WHAT TO DO:
Take each line containing the word "this" and copy it.

GIVEN MATERIAL:
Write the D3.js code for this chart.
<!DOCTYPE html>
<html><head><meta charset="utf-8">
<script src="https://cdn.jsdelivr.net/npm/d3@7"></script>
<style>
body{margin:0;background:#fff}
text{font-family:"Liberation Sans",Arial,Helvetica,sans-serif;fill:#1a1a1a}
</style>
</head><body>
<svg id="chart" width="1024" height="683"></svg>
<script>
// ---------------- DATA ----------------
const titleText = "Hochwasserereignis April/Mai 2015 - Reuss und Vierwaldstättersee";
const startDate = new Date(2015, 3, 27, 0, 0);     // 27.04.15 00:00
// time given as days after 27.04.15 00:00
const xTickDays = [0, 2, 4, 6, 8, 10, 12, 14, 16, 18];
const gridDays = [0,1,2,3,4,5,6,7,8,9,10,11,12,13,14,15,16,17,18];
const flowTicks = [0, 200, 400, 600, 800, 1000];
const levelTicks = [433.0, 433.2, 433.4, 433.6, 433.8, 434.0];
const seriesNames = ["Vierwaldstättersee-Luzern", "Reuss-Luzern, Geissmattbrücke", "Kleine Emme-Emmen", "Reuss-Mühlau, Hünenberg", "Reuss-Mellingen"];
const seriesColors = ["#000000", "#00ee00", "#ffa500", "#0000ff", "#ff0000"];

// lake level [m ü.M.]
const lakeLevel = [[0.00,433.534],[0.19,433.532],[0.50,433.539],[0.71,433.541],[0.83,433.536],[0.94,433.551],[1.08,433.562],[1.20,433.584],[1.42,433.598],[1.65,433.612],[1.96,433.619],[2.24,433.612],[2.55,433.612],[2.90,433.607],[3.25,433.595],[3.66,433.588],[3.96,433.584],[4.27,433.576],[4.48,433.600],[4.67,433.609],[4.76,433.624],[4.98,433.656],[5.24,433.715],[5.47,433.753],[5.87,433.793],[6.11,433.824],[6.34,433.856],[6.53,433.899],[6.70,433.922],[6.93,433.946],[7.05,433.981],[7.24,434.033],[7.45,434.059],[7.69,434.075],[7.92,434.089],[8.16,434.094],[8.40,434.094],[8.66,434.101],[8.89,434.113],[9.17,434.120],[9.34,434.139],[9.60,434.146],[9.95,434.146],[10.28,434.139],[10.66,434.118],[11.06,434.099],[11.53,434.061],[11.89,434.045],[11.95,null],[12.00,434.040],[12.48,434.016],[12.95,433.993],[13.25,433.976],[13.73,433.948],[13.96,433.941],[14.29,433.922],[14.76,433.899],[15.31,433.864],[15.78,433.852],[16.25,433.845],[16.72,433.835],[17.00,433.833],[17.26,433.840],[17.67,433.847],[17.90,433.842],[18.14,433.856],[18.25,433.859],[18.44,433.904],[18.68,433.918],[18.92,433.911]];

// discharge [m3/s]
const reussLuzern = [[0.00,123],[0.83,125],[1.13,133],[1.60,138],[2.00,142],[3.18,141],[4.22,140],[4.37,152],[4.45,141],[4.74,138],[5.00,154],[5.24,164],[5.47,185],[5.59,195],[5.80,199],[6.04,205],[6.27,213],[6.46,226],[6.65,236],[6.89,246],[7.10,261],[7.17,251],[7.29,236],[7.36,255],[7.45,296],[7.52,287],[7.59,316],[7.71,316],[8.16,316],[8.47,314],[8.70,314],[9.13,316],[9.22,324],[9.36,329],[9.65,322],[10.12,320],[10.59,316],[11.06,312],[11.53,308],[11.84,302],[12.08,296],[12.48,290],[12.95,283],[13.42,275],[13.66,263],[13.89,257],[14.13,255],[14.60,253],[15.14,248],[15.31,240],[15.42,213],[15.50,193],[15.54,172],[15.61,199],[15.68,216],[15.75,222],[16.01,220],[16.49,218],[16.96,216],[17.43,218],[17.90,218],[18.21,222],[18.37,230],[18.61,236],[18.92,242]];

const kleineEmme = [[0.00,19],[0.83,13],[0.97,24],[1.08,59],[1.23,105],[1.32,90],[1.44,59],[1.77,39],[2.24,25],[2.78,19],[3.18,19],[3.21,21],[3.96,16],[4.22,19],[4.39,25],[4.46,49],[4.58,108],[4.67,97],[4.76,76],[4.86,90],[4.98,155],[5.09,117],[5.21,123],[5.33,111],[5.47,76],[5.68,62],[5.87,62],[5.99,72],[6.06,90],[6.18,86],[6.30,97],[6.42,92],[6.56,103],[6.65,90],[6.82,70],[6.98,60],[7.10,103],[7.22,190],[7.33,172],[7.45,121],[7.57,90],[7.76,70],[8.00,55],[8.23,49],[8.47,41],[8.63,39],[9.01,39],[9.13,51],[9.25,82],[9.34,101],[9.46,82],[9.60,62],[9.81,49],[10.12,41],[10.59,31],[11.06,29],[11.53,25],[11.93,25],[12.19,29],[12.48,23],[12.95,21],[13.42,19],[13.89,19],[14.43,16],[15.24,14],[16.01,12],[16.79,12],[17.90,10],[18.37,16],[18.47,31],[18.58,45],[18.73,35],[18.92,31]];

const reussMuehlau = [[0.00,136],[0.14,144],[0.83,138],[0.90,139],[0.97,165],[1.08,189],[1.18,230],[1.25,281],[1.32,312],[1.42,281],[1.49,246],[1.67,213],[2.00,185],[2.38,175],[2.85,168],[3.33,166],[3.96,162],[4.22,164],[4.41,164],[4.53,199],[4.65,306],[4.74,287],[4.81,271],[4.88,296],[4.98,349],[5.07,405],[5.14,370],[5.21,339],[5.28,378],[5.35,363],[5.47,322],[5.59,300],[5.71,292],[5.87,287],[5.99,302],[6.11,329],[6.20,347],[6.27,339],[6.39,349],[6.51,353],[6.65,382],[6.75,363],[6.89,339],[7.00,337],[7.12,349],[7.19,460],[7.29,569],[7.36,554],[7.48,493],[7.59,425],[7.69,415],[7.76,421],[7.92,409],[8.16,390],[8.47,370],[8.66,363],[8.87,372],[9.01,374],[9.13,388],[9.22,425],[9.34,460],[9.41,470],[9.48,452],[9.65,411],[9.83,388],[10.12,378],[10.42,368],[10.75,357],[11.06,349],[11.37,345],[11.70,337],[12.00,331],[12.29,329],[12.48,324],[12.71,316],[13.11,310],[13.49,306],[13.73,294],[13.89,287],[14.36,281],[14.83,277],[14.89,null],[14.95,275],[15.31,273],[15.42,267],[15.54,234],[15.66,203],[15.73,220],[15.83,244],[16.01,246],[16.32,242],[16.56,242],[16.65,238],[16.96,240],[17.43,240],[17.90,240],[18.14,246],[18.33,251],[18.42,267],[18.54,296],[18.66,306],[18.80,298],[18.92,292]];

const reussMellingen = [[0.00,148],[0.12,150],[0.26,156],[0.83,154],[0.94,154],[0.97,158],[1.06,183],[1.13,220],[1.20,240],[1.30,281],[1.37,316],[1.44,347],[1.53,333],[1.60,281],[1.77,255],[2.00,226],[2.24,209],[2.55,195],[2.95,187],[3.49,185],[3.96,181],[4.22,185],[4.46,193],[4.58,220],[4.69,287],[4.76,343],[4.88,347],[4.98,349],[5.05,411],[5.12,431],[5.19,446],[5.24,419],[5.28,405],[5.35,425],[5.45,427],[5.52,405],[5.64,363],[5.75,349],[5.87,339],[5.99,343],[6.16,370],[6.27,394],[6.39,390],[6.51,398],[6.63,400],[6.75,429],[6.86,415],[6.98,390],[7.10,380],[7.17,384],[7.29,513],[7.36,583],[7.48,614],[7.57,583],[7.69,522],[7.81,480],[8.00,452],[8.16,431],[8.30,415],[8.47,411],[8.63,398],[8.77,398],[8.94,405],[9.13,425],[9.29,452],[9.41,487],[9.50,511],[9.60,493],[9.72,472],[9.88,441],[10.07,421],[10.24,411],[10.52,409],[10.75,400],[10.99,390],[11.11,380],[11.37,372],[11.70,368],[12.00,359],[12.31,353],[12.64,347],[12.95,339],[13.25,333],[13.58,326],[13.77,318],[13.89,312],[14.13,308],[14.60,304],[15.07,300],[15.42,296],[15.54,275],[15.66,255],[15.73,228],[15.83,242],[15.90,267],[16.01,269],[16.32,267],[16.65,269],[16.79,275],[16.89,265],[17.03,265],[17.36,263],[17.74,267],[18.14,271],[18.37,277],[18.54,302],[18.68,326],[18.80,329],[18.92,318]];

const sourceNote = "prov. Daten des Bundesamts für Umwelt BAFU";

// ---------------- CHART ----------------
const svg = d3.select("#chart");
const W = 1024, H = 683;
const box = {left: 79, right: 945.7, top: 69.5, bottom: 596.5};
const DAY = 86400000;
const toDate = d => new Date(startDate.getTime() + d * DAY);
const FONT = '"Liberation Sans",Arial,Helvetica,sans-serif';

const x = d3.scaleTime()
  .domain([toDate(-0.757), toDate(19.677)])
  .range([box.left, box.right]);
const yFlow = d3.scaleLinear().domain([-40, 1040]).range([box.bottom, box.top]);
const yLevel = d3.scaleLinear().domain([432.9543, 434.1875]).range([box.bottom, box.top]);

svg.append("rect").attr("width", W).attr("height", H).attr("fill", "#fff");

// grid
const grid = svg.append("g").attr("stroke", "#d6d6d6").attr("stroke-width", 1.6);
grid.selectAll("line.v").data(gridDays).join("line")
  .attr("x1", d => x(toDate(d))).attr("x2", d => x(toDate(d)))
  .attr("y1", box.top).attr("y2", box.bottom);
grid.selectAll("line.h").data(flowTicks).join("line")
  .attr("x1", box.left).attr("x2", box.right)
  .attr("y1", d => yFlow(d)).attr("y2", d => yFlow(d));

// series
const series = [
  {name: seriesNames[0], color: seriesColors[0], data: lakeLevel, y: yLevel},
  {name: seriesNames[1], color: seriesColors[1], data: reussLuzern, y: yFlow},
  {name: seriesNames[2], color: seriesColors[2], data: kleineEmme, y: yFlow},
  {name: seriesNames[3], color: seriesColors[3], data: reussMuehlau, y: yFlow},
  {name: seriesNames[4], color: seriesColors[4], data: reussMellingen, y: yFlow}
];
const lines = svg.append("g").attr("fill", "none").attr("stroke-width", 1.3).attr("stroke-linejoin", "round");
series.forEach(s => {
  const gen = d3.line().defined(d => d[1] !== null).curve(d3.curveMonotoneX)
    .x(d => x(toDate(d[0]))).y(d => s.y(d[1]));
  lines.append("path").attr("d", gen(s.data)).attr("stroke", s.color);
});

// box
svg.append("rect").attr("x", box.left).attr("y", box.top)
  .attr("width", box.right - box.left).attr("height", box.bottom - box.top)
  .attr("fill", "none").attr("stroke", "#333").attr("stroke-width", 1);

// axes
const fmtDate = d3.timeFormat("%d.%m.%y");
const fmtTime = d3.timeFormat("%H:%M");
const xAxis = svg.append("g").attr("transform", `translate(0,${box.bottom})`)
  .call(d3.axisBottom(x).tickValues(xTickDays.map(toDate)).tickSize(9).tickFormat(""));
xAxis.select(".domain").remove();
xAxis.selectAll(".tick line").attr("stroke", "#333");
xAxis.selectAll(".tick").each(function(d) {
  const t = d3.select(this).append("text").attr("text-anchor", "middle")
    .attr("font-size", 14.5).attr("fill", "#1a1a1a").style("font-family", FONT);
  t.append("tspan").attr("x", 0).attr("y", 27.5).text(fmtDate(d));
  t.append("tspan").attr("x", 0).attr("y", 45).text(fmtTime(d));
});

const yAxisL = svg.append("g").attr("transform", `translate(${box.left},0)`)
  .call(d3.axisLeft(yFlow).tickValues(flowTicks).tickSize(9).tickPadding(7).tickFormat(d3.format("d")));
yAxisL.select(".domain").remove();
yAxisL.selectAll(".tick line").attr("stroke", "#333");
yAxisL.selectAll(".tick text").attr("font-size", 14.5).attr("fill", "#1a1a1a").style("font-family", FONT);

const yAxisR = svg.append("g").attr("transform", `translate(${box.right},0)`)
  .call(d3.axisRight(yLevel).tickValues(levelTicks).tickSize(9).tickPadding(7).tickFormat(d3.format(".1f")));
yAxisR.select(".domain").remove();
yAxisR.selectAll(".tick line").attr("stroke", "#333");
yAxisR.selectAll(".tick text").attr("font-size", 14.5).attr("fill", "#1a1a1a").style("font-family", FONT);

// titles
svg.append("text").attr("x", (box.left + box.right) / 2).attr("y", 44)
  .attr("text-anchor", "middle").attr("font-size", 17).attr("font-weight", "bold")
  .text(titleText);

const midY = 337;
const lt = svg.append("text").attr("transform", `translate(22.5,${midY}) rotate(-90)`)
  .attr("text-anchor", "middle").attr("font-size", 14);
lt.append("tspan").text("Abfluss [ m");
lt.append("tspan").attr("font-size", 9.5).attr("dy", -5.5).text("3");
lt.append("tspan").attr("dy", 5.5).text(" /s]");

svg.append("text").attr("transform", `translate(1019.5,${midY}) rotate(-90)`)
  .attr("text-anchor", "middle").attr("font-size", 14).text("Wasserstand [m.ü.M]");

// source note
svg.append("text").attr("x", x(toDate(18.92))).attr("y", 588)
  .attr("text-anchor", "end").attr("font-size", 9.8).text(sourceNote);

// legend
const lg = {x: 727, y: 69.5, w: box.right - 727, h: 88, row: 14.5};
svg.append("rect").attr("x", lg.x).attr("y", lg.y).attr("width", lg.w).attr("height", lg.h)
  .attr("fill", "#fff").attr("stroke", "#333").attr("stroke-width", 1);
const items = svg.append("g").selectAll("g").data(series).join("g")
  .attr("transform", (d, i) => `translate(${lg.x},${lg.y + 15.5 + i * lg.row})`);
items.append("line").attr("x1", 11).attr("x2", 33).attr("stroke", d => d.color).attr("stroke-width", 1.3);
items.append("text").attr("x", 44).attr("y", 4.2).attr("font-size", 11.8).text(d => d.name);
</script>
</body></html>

THE COMPLETED TASK:
Write the D3.js code for this chart.
  const t = d3.select(this).append("text").attr("text-anchor", "middle")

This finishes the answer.